TASK DESCRIPTION: From the entries below, copy out every line with "this" in it.

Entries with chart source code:

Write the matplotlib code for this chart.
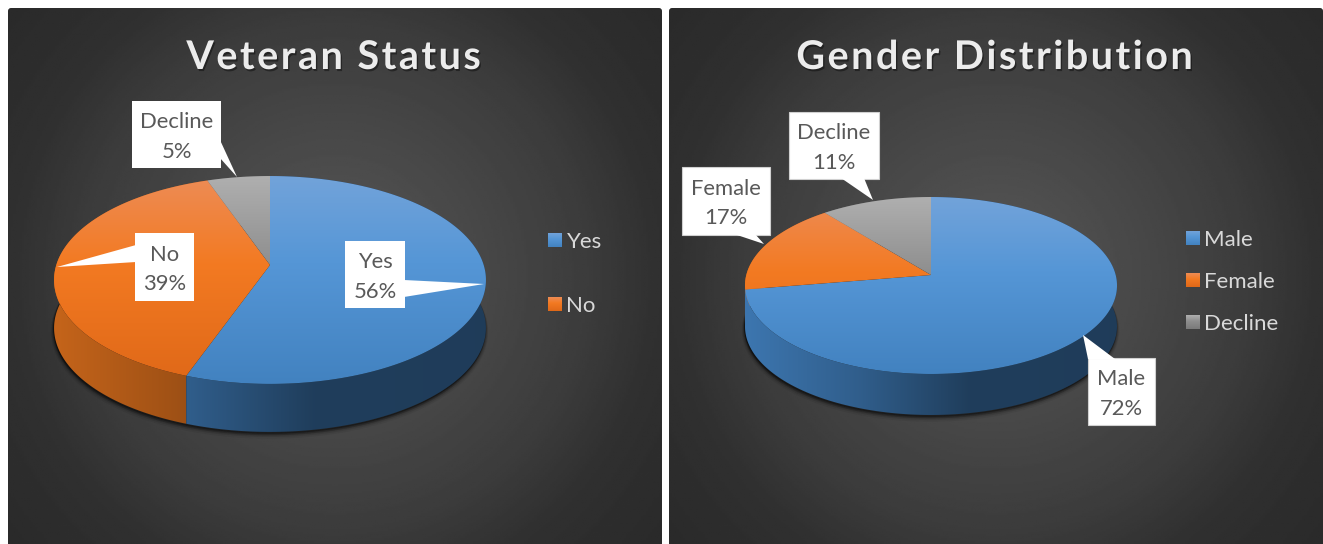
import numpy as np
import matplotlib
matplotlib.use("Agg")
import matplotlib.pyplot as plt
from matplotlib.patches import Polygon, FancyBboxPatch
import matplotlib.patheffects as pe

plt.rcParams['font.family'] = ['Lato', 'DejaVu Sans']

# ---------- data ----------
veteran_title = "Veteran Status"
veteran_labels = ["Yes", "No", "Decline"]
veteran_values = [55.5, 39.1, 5.4]
veteran_legend = ["Yes", "No"]

gender_title = "Gender Distribution"
gender_labels = ["Male", "Female", "Decline"]
gender_values = [72.4, 16.8, 10.8]
gender_legend = ["Male", "Female", "Decline"]

# ---------- colours ----------
TOP_STOPS = {
    "blue": ["#72a3da", "#5596d6", "#4282c0"],
    "orange": ["#ed8c56", "#f37a22", "#df6818"],
    "gray": ["#afafaf", "#8f8f8f", "#7a7a7a"],
}
TOP_POS = [0, 0.42, 1]
WALL_BASE = {"blue": "#4a90d6", "orange": "#f07a20", "gray": "#9a9a9a"}
COLOR_OF = {"Yes": "blue", "Male": "blue", "No": "orange", "Female": "orange", "Decline": "gray"}
TEXT_GRAY = "#595959"


def rgb(c):
    return np.array(matplotlib.colors.to_rgb(c))


def gradient_fill(ax, xy, extent, pos, colors, horizontal=False, z=2):
    # gradient image clipped to a polygon, extent = x0, x1, y0, y1
    t = np.linspace(0, 1, 256)
    arr = np.stack([np.interp(t, pos, [rgb(c)[i] for c in colors]) for i in range(3)], axis=-1)
    arr = arr[None, :, :] if horizontal else arr[:, None, :]
    x0, x1, y0, y1 = extent
    im = ax.imshow(arr, extent=(x0, x1, y1, y0), origin="upper", aspect="auto", zorder=z, interpolation="bilinear")
    im.set_clip_path(Polygon(xy, closed=True, transform=ax.transData))


def panel(ax, x0, x1, y0, y1):
    cx, cy = (x0 + x1) / 2, (y0 + y1) / 2
    yy, xx = np.mgrid[y0:y1:300j, x0:x1:300j]
    r = np.hypot(xx - cx, yy - cy) / np.hypot(x1 - cx, y1 - cy)
    lev = np.interp(r, [0, 0.6, 0.77, 1], [0x58, 0x3c, 0x30, 0x2a]) / 255
    im = ax.imshow(lev, extent=(x0, x1, y1, y0), cmap="gray", vmin=0, vmax=1, aspect="auto", zorder=1)
    box = FancyBboxPatch((x0 + 3, y0 + 3), x1 - x0 - 6, y1 - y0 + 20, boxstyle="round,pad=3",
                         transform=ax.transData, fc="none", ec="none")
    ax.add_patch(box)
    im.set_clip_path(box)


def project(theta, cx, cy, bx, ay, c):
    # theta clockwise from top on a unit circle, seen in perspective
    X = np.sin(theta)
    Y = -np.cos(theta)
    d = 1 + c * Y
    return cx + bx * X / d, cy + ay * Y / d


def draw_pie(ax, values, labels, cx, cy, bx, ay, c, depth):
    frac = np.array(values, dtype=float) / sum(values)
    edges = np.concatenate([[0], np.cumsum(frac)]) * 2 * np.pi
    rim_x, rim_y = project(np.linspace(0, 2 * np.pi, 400), cx, cy, bx, ay, c)
    left, right, top, bottom = rim_x.min(), rim_x.max(), rim_y.min(), rim_y.max()

    # soft shadow under the side wall
    for grow, alpha in zip([4, 3, 2, 1, 0], [0.06, 0.1, 0.15, 0.2, 0.3]):
        ax.fill(rim_x - 0.5, rim_y + depth + grow, color="black", alpha=alpha, lw=grow, zorder=3)

    # a slice edge just short of the left silhouette would leave a sliver of wall
    th_left = 2 * np.pi - np.arccos(c)
    wall_edges = np.where(np.abs(edges - th_left) < np.radians(6), th_left + np.radians(1), edges)

    # side walls, first slice last so it stays on top
    for i in reversed(range(len(labels))):
        th = np.linspace(wall_edges[i], wall_edges[i + 1], 200)
        x, y = project(th, cx, cy, bx, ay, c)
        wall = np.column_stack([np.r_[x, x[::-1]], np.r_[y, y[::-1] + depth]])
        base = rgb(WALL_BASE[COLOR_OF[labels[i]]])
        gradient_fill(ax, wall, (left, right, top, bottom + depth), [0, 0.31, 0.6, 1],
                      [base * f for f in (0.82, 0.65, 0.43, 0.42)], horizontal=True, z=4)
    for i, lab in enumerate(labels):
        th = np.linspace(edges[i], edges[i + 1], 200)
        x, y = project(th, cx, cy, bx, ay, c)
        top_xy = np.column_stack([np.r_[cx, x], np.r_[cy, y]])
        gradient_fill(ax, top_xy, (left, right, top, bottom), TOP_POS, TOP_STOPS[COLOR_OF[lab]], z=5)


def callout(ax, box, tip, base, text, edge="none"):
    x0, x1, y0, y1 = box
    ax.fill([x0, x1, x1, x0], [y0, y0, y1, y1], fc="white", ec=edge, lw=0.8, zorder=6)
    ax.fill([base[0][0], tip[0], base[1][0]], [base[0][1], tip[1], base[1][1]], fc="white", ec="none", zorder=7)
    ax.text((x0 + x1) / 2, (y0 + y1) / 2 + 2.5, text, ha="center", va="center", fontsize=15.8,
            color=TEXT_GRAY, linespacing=1.58, zorder=8)


def legend(ax, names, x, ys):
    for name, y in zip(names, ys):
        sq = [(x, y - 7), (x + 14, y - 7), (x + 14, y + 7), (x, y + 7)]
        gradient_fill(ax, sq, (x, x + 14, y - 7, y + 7), TOP_POS, TOP_STOPS[COLOR_OF[name]], z=5)
        ax.text(x + 18.5, y - 0.5, name, ha="left", va="center_baseline", fontsize=16, color="#d9d9d9", zorder=8)


def title(ax, text, x):
    spaced = "\u200a".join(text)
    ax.text(x, 57.5, spaced, ha="center", va="center", fontsize=28.5, fontweight="bold", color="#ececec", zorder=8,
            path_effects=[pe.withSimplePatchShadow(offset=(1, -1.5), shadow_rgbFace="black", alpha=0.4)])


fig = plt.figure(figsize=(13.23, 5.44), dpi=100, facecolor="white")
ax = fig.add_axes([0, 0, 1, 1])
ax.axis("off")

panel(ax, 8, 662, 8, 544)
panel(ax, 669, 1323, 8, 544)

# left chart
title(ax, veteran_title, 334)
draw_pie(ax, veteran_values, veteran_labels, 270, 265, 213.7, 101.8, -0.144, 48)
pct = [f"{v:.0f}%" for v in veteran_values]
callout(ax, (345, 405, 241, 308), (484, 284), [(404, 280), (404, 297)], f"Yes\n{pct[0]}")
callout(ax, (135, 193.5, 233, 300.5), (57, 267), [(136, 245), (136, 262)], f"No\n{pct[1]}")
callout(ax, (132, 221, 101, 168), (237, 177), [(220, 140), (220, 158)], f"Decline\n{pct[2]}")
legend(ax, veteran_legend, 548, [240, 304])

# right chart
title(ax, gender_title, 995)
draw_pie(ax, gender_values, gender_labels, 931, 275, 184.7, 87.25, -0.1186, 41)
pct = [f"{v:.0f}%" for v in gender_values]
callout(ax, (1088, 1155, 358, 425), (1083, 335), [(1088, 359), (1115, 359)], f"Male\n{pct[0]}", edge="#d0d0d0")
callout(ax, (682, 770, 167, 235), (764, 244), [(734, 234), (755, 234)], f"Female\n{pct[1]}", edge="#d0d0d0")
callout(ax, (789, 879, 112, 179), (873, 200), [(841, 178), (864, 178)], f"Decline\n{pct[2]}", edge="#d0d0d0")
legend(ax, gender_legend, 1186, [238, 280, 322])

ax.set_xlim(0, 1323)
ax.set_ylim(544, 0)

fig.savefig("out.png", dpi=100)
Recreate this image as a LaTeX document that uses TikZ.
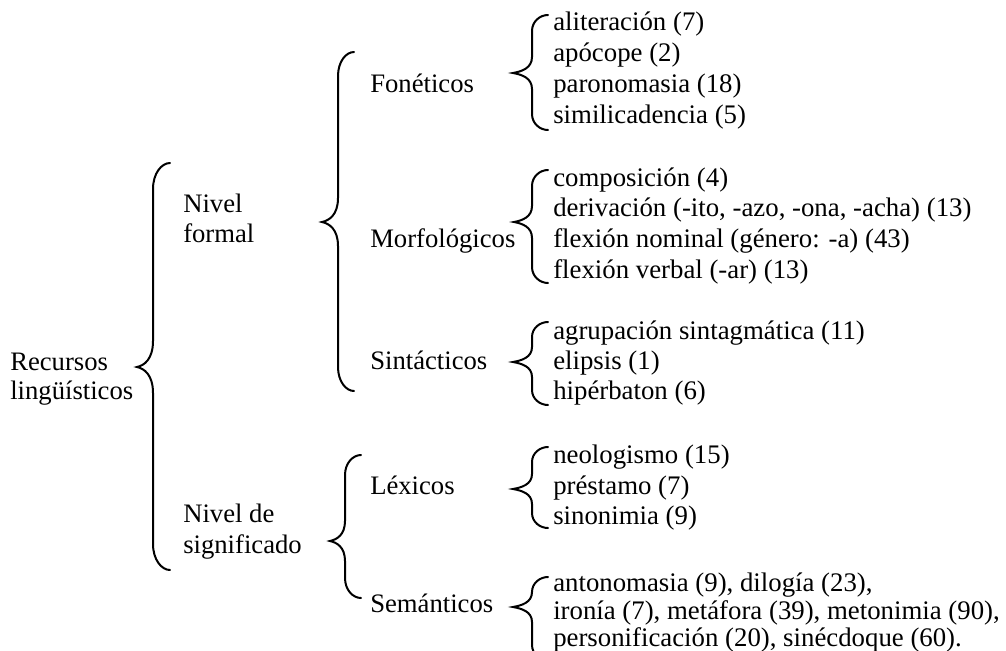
\documentclass[tikz,border=0pt]{standalone}
\usepackage{fontspec}
\setmainfont{Liberation Serif}

% Left curly brace: #1 end x, #2 spine x, #3 tip x, #4 top y, #5 tip y, #6 bottom y, #7 curl size
\newcommand\BraceLeft[7]{%
  \draw[bracestroke]
    (#1,#4) .. controls ({#2+0.5*(#1-#2)},#4) and (#2,{#4+0.4*#7}) .. (#2,{#4+#7})
    -- (#2,{#5-#7})
    .. controls (#2,{#5-0.3*#7}) and ({#3+0.45*(#2-#3)},{#5-1.5}) .. (#3,#5)
    .. controls ({#3+0.45*(#2-#3)},{#5+1.5}) and (#2,{#5+0.3*#7}) .. (#2,{#5+#7})
    -- (#2,{#6-#7})
    .. controls (#2,{#6-0.4*#7}) and ({#2+0.5*(#1-#2)},#6) .. (#1,#6);}

\begin{document}
\begin{tikzpicture}[x=0.75pt,y=-0.75pt,
  lbl/.style={anchor=base west,inner sep=0pt,font=\fontsize{20}{24}\selectfont},
  item/.style={anchor=base west,inner sep=0pt,font=\fontsize{20.1}{24}\selectfont},
  bracestroke/.style={line width=1.5pt,line cap=round}]
\useasboundingbox (0,0) rectangle (1006,650);

% root
\node[lbl] (root1) at (10,370) {Recursos};
\node[lbl] (root2) at (10,399) {lingüísticos};
\BraceLeft{170}{153}{137}{163}{367}{570}{26}

% first level
\node[lbl] (form1) at (183,212) {Nivel};
\node[lbl] (form2) at (183,242) {formal};
\node[lbl] (sig1) at (183,522) {Nivel de};
\node[lbl] (sig2) at (183,553) {significado};
\BraceLeft{354}{338}{322}{52}{222}{391}{24}
\BraceLeft{361}{345}{330}{455}{541}{598}{20}

% second level
\node[lbl] (fon) at (370,92) {Fonéticos};
\node[lbl] (mor) at (370,247) {Morfológicos};
\node[lbl] (sin) at (370,369) {Sintácticos};
\node[lbl] (lex) at (370,494) {Léxicos};
\node[lbl] (sem) at (370,612) {Semánticos};

% phonetic devices
\BraceLeft{548}{532}{513}{15}{73}{130}{16}
\node[item] (fon1) at (553,30) {aliteración (7)};
\node[item] (fon2) at (553,61) {apócope (2)};
\node[item] (fon3) at (553,92) {paronomasia (18)};
\node[item] (fon4) at (553,123) {similicadencia (5)};

% morphological devices
\BraceLeft{548}{532}{514}{170}{222}{283}{16}
\node[item] (mor1) at (553,186) {composición (4)};
\node[item] (mor2) at (553,216) {derivación (-ito, -azo, -ona, -acha) (13)};
\node[item] (mor3) at (553,247) {flexión nominal (género: -a) (43)};
\node[item] (mor4) at (553,278) {flexión verbal (-ar) (13)};

% syntactic devices
\BraceLeft{548}{532}{513}{322}{362}{405}{15}
\node[item] (sin1) at (553,339) {agrupación sintagmática (11)};
\node[item] (sin2) at (553,369) {elipsis (1)};
\node[item] (sin3) at (553,399) {hipérbaton (6)};

% lexical devices
\BraceLeft{548}{532}{513}{447}{489}{528}{15}
\node[item] (lex1) at (553,463) {neologismo (15)};
\node[item] (lex2) at (553,494) {préstamo (7)};
\node[item] (lex3) at (553,524) {sinonimia (9)};

% semantic devices
\BraceLeft{548}{532}{513}{577}{607}{660}{15}
\node[item] (sem1) at (553,591) {antonomasia (9), dilogía (23),};
\node[item] (sem2) at (553,619) {ironía (7), metáfora (39), metonimia (90),};
\node[item] (sem3) at (553,646) {personificación (20), sinécdoque (60).};
\end{tikzpicture}
\end{document}
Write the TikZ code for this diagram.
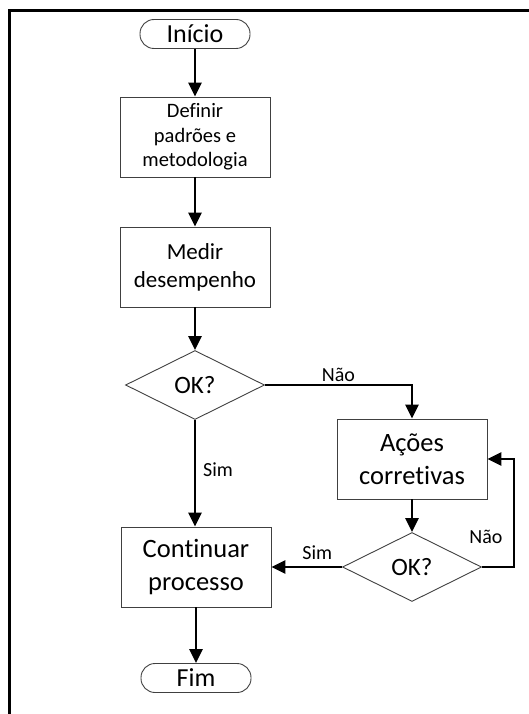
\documentclass[tikz,border=0pt]{standalone}
\usepackage{fontspec}
\setmainfont[Ligatures=NoCommon]{Carlito}
\usetikzlibrary{arrows.meta,shapes.geometric}

\begin{document}
\begin{tikzpicture}[x=1pt,y=-1pt,
  outline/.style={draw=black!75,line width=0.9pt,align=center,inner sep=0pt},
  stepbox/.style={outline,rectangle,minimum width=150pt,minimum height=80pt},
  terminal/.style={outline,rectangle,rounded corners=14pt,minimum width=110pt,minimum height=29pt,
    font=\fontsize{26}{31}\selectfont},
  decision/.style={outline,diamond,minimum width=139pt,minimum height=69pt,
    font=\fontsize{25}{30}\selectfont},
  conn/.style={line width=2.6pt,-{Triangle[length=14pt,width=13pt]}},
  lbl/.style={font=\fontsize{20}{24}\selectfont,inner sep=2pt}
]
\useasboundingbox (0,0) rectangle (529,714);

% frame (top and left sides only)
\draw[line width=3pt] (9,714) -- (9,11) -- (529,11);

% main column
\node[terminal] (inicio) at (195,34) {Início};
\node[stepbox,font=\fontsize{20.5}{24.5}\selectfont] (definir) at (195,137)
  {Definir\\padrões e\\metodologia};
\node[stepbox,font=\fontsize{23}{28}\selectfont] (medir) at (195,267)
  {Medir\\desempenho};
\node[decision] (ok1) at (195,385) {OK?};
\node[stepbox,font=\fontsize{26.5}{32.5}\selectfont] (continuar) at (196,567)
  {Continuar\\processo};
\node[terminal] (fim) at (196,678) {Fim};

% correction branch
\node[stepbox,font=\fontsize{26.5}{32.5}\selectfont] (acoes) at (412,459)
  {Ações\\corretivas};
\node[decision] (ok2) at (412,567) {OK?};

% connectors
\draw[conn] (inicio) -- (definir);
\draw[conn] (definir) -- (medir);
\draw[conn] (medir) -- (ok1);
\draw[conn] (ok1.east) -| (acoes.north) node[lbl,pos=0.25,above] {Não};
\draw[conn] (ok1.south) -- (ok1.south |- continuar.north);
\node[lbl,anchor=west] at (201,470) {Sim};
\draw[conn] (acoes) -- (ok2);
\draw[conn] (ok2.west) -- (continuar.east) node[lbl,pos=0.35,above=4pt] {Sim};
\draw[conn] (ok2.east) -- ++(32,0) |- (acoes.east);
\node[lbl] at (486,537) {Não};
\draw[conn] (continuar) -- (fim);
\end{tikzpicture}
\end{document}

WRITTEN ANSWER:
Write the matplotlib code for this chart.
Recreate this image as a LaTeX document that uses TikZ.
Write the TikZ code for this diagram.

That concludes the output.